Investigation of Polybenzoxazine Vitrimers Based on Dynamic Transesterification Exchange
Abstract
With the ever-increasing issue of plastic waste production, a greener approach to synthetic processes and increased sustainability in plastic materials is still a high demand. Thermosets, which find uses in applications such as coatings, adhesives, and aerospace composites account for 15% of global plastics production, are particularly problematic in this context, as covalent crosslinks within the material serve both as a source of high-performance stability during use and as a barrier to conventional recycling after use. Therefore, our efforts focus on the incorporation of dynamic transesterification exchange chemistry into polybenzoxazine thermosets, which allows these materials to undergo reprocessing. This investigation highlights the synthesis of novel benzoxazine monomers capable of forming vitrimeric networks and the structure property relationships based on monomer design flexibility.

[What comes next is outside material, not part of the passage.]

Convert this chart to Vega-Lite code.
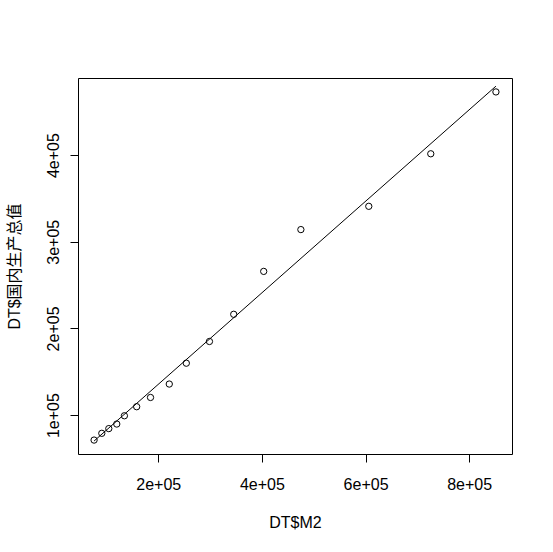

A series of benzoxazine monomer libraries were synthesized to evaluate the structure property relationships based on key factors such as amine selection, ester concentration, and dynamic and non-dynamic functionalities. The thermomechanical and mechanical properties of the resulting networks were evaluated and correlated to the monomer structure. The dynamic behavior of the polybenzoxazine networks was assessed with respect to the topology rearrangement temperature, activation energy, and relaxation times. Reprocessability of the networks were highlighted in Chapter III, revealing retention of thermomechanical properties and reusability of the materials. Flexibility in properties are shown in the networks in Chapter IV, highlighting materials with dynamic capabilities, variable mechanical strengths, and flame resistance. Finally, novel polybenzoxazine vitrimer networks are synthesized in Chapter V, revealing the use of variation in monomer design to further tune and understand dynamic exchange.